An ancient tomb dating back to the Eastern Han Dynasty (25-220 AD) has been discovered in a village in Xuwen county at the southern tip of Leizhou Peninsula, in south China's Guangdong Province.
A villager, named Mei Qinghua, came upon the tomb while digging in his courtyard. Workers and archeologists from the county's cultural bureau and museum arrived promptly to extract and preserve the contents.
More than 50 pieces of ancient relics, including exquisite pottery items and earthernwares with fine patterns, ancient pottery mugs, furnaces and spinning wheels, bronze ware, as well as coins and decorative objects made of agate and crystal, were found in the rectangular tomb chamber.
According to the archeologists' preliminary analysis, the tomb dates back to the mid or latter period of the Eastern Han Dynasty.

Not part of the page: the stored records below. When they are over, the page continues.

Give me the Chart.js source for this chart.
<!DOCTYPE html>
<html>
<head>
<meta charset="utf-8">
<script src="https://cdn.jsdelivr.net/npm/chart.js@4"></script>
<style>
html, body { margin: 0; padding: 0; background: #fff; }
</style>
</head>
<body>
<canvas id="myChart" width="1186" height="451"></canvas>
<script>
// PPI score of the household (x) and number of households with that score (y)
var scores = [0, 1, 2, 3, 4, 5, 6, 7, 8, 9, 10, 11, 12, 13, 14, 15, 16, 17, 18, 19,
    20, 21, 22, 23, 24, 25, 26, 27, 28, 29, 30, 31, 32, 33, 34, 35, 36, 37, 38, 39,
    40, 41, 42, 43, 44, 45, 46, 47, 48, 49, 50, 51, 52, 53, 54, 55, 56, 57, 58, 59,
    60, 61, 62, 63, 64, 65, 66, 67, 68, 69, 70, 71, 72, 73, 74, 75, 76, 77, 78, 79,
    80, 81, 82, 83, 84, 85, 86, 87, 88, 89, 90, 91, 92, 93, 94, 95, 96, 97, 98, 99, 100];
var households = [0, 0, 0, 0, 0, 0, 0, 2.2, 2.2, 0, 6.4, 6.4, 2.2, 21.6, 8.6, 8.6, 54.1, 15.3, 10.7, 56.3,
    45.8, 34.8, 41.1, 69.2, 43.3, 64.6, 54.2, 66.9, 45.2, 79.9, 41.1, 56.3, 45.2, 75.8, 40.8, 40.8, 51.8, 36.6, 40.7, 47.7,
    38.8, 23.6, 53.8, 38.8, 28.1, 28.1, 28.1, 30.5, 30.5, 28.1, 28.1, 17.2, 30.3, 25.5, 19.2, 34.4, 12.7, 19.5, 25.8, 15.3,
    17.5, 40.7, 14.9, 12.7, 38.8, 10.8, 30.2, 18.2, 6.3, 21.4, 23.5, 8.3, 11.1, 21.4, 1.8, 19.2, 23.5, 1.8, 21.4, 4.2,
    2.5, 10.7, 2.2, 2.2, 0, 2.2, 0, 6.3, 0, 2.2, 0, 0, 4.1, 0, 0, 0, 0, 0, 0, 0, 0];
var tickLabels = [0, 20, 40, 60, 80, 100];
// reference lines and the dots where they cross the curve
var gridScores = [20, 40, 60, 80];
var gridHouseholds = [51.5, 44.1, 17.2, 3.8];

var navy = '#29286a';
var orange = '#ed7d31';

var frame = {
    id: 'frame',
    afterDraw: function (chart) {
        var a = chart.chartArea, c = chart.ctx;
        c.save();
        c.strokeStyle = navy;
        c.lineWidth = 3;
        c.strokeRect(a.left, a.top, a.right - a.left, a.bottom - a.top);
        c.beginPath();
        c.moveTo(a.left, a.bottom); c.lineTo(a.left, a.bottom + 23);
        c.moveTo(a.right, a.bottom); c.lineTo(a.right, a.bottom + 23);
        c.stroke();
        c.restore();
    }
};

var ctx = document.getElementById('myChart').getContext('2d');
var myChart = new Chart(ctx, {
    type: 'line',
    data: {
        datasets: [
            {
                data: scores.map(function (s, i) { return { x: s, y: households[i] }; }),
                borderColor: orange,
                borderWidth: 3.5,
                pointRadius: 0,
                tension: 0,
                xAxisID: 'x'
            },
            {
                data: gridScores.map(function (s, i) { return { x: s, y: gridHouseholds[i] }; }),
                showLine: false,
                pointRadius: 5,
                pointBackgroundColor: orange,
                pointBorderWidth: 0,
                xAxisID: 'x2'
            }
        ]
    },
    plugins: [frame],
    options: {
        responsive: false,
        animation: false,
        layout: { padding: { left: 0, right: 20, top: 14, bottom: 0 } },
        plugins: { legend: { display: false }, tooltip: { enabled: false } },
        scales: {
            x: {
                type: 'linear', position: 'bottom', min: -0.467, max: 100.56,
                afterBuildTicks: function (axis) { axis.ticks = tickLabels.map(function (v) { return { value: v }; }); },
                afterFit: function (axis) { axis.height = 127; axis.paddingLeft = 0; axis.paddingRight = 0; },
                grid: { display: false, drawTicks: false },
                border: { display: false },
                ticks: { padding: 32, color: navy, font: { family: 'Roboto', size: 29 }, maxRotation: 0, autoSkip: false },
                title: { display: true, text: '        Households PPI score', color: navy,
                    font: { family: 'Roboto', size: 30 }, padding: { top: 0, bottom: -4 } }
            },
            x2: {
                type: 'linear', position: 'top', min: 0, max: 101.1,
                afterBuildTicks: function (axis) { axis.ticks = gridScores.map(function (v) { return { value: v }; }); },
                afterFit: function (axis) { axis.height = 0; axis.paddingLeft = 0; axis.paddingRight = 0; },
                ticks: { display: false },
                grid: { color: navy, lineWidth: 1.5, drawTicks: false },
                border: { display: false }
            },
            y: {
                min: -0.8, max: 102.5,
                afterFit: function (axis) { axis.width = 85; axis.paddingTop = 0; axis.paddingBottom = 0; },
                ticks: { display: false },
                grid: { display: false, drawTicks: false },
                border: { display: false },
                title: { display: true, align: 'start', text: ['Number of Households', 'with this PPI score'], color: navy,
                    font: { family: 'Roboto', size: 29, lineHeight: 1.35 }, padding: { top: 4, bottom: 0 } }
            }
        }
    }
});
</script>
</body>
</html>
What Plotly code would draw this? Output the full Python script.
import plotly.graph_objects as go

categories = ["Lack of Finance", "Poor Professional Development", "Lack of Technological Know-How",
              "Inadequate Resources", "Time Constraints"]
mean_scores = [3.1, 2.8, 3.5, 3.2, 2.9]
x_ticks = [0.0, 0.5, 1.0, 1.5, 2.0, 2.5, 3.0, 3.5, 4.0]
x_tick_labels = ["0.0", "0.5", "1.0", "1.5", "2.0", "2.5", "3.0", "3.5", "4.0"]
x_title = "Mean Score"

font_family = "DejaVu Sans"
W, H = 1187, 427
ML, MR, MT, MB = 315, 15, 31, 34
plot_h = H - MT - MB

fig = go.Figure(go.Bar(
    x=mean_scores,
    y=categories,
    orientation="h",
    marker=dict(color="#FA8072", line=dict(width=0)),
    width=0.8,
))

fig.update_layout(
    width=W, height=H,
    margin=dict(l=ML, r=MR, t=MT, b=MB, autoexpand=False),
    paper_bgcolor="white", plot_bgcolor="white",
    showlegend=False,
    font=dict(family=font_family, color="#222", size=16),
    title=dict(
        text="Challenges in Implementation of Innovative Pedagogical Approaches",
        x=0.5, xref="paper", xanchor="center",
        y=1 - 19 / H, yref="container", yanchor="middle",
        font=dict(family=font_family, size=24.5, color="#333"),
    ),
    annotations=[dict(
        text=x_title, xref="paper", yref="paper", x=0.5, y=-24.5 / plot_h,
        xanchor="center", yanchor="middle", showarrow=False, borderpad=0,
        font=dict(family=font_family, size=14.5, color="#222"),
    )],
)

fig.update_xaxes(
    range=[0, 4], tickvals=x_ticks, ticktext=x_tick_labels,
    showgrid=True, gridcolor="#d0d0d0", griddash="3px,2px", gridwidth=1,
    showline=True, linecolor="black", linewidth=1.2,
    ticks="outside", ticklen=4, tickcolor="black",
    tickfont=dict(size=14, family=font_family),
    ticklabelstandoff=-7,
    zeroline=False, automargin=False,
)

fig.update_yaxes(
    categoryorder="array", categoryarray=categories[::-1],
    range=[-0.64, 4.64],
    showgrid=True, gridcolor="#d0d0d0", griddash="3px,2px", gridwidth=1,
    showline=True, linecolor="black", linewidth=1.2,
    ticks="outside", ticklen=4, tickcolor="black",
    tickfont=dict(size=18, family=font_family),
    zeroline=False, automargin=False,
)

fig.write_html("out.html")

The arrangement of the rare, valuable objects buried with the dead differed from that of other Han dynasty tombs. An elegant three-legged pottery wine jar, decorated with strange monstrous beast stripes, was found at the end of the tomb chamber.
Xuwen County is believed to be the port where trade vessels embarked on the maritime Silk Road during the ancient Han Dynasty.
The discovery of the tomb has provided valuable new evidence in support of this theory, said the archeologists.